Work to complete: Your task is to filter the data below down to the lines holding "document".

★ ★ ★ ★

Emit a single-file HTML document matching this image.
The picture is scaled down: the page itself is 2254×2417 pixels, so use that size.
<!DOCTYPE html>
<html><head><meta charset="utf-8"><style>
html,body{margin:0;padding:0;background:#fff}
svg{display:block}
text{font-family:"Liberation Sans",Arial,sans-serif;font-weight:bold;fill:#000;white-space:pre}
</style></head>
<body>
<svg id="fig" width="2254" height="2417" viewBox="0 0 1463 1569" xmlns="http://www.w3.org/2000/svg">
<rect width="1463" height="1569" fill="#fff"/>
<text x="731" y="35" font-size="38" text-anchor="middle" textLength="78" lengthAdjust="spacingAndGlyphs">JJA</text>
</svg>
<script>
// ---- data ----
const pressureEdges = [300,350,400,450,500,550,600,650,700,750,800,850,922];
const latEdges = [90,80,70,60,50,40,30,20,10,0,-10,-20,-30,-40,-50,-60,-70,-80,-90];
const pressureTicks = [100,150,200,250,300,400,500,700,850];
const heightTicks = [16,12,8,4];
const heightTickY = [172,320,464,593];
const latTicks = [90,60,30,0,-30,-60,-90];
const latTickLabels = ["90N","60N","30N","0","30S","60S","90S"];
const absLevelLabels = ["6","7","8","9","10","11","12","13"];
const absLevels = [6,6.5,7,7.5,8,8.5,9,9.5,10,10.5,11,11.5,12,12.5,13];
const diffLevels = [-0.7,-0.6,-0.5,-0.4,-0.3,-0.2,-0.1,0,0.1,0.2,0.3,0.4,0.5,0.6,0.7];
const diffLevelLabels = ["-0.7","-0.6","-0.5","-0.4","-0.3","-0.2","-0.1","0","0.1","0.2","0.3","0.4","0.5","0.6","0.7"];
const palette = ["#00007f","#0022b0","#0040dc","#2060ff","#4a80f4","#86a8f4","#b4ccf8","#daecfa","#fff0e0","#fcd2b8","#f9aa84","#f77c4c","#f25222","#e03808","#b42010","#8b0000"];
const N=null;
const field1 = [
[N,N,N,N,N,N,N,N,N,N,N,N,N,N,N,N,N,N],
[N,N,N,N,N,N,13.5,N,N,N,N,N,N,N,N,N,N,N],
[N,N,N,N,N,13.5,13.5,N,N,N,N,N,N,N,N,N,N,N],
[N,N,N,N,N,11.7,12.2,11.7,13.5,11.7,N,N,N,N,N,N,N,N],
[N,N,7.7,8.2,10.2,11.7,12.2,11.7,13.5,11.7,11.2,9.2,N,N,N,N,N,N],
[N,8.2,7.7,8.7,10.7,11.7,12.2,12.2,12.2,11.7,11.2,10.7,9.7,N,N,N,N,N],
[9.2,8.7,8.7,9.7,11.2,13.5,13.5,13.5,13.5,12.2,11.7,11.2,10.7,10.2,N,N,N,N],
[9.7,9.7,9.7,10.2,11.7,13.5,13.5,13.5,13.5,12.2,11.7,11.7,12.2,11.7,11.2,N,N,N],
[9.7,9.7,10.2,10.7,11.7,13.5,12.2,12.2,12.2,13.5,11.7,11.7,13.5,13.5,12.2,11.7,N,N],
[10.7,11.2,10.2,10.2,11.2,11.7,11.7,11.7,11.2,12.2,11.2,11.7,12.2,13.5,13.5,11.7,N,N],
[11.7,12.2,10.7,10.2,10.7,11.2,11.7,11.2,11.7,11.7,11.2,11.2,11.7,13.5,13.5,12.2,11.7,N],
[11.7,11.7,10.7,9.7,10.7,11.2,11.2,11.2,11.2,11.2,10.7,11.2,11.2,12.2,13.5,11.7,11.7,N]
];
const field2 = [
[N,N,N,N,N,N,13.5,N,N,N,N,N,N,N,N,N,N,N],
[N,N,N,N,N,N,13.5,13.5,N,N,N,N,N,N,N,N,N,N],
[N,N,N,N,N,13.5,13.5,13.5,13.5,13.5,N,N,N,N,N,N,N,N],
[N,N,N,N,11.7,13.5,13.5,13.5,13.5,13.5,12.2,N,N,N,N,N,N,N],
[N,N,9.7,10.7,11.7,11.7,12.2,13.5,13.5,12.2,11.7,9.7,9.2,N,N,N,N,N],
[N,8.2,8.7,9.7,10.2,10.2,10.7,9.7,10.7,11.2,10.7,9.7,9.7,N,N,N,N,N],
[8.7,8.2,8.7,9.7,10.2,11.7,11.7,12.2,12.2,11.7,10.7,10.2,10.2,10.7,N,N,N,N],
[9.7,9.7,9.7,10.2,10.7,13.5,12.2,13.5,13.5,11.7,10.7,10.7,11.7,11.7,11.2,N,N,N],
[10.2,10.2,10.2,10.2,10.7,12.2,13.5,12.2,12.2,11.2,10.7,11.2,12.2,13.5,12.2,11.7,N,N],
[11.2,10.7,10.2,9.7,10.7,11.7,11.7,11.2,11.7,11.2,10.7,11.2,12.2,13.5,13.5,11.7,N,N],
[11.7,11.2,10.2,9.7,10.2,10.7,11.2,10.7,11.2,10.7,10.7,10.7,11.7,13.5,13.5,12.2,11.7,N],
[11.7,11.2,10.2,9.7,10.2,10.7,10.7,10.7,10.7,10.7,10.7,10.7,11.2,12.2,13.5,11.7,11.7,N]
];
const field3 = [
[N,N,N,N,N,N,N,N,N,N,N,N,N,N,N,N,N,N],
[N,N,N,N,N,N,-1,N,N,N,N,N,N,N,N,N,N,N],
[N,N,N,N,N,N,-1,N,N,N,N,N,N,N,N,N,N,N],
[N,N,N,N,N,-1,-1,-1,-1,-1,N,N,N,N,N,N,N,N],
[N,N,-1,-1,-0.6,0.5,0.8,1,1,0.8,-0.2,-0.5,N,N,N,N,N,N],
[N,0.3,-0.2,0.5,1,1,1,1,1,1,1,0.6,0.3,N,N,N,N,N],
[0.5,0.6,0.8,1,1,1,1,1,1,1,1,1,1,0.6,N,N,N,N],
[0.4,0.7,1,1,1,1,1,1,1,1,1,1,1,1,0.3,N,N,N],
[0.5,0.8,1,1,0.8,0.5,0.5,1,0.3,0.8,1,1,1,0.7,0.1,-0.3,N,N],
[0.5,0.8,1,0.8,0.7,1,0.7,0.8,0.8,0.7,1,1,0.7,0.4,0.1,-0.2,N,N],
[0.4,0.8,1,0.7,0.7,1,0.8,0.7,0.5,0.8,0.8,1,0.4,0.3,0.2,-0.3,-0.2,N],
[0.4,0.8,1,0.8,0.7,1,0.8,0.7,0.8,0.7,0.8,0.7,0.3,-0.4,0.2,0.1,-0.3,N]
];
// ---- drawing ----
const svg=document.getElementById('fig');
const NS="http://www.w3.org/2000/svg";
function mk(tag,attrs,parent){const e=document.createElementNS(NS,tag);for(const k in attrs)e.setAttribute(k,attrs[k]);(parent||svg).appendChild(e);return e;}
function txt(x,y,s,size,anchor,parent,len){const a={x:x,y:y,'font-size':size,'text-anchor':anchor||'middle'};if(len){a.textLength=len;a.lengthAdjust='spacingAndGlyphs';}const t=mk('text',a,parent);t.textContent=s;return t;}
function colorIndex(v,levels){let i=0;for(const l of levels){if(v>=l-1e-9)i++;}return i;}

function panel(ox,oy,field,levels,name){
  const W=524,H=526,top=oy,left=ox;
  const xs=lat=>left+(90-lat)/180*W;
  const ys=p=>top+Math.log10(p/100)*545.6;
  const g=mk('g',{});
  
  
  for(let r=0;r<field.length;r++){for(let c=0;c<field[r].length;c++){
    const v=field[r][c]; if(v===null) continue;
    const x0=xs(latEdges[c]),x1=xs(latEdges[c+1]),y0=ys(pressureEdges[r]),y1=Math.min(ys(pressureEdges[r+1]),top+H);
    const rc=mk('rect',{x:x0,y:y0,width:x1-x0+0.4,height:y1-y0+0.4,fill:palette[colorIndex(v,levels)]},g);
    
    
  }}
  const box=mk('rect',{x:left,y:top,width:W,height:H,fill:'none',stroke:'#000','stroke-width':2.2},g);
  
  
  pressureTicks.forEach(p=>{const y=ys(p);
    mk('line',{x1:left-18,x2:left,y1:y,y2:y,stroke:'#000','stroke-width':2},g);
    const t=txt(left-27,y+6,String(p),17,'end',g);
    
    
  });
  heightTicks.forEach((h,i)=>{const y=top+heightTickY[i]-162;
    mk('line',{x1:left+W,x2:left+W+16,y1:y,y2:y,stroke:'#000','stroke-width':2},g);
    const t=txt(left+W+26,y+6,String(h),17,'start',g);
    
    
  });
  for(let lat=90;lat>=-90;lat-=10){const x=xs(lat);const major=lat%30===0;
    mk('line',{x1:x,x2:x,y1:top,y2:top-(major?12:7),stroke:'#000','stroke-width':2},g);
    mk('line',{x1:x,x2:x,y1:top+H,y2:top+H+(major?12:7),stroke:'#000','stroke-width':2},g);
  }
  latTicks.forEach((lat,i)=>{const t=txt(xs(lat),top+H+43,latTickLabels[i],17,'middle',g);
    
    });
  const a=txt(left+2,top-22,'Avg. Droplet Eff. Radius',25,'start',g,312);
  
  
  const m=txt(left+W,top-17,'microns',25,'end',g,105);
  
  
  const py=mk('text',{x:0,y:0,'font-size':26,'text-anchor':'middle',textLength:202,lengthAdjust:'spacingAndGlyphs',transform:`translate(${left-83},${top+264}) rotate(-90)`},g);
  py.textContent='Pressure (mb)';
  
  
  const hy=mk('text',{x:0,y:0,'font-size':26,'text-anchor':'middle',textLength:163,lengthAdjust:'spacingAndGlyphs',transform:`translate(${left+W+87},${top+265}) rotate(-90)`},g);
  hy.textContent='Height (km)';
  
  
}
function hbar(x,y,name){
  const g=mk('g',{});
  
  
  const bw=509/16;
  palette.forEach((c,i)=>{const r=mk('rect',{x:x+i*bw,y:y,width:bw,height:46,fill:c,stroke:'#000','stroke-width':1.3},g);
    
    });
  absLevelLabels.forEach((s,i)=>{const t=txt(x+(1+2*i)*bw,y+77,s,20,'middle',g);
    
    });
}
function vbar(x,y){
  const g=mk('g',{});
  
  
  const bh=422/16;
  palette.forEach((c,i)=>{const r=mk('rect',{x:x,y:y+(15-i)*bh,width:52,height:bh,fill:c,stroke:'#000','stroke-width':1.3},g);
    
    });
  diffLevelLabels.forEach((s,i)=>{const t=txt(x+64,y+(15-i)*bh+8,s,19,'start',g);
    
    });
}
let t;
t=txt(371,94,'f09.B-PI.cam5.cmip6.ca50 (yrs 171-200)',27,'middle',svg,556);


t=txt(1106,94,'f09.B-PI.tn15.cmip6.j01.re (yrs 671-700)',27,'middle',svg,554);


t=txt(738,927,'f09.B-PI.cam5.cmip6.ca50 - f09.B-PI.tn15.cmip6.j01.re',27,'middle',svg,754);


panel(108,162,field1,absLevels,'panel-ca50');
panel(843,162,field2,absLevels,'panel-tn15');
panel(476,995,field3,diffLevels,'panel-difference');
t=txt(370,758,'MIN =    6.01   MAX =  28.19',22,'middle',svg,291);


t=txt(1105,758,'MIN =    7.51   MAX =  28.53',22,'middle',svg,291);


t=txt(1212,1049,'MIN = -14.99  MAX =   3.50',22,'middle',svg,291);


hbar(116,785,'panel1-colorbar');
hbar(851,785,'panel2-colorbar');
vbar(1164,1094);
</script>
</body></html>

★ ★ ★ ★

Exercise solution:
Emit a single-file HTML document matching this image.
const svg=document.getElementById('fig');
function mk(tag,attrs,parent){const e=document.createElementNS(NS,tag);for(const k in attrs)e.setAttribute(k,attrs[k]);(parent||svg).appendChild(e);return e;}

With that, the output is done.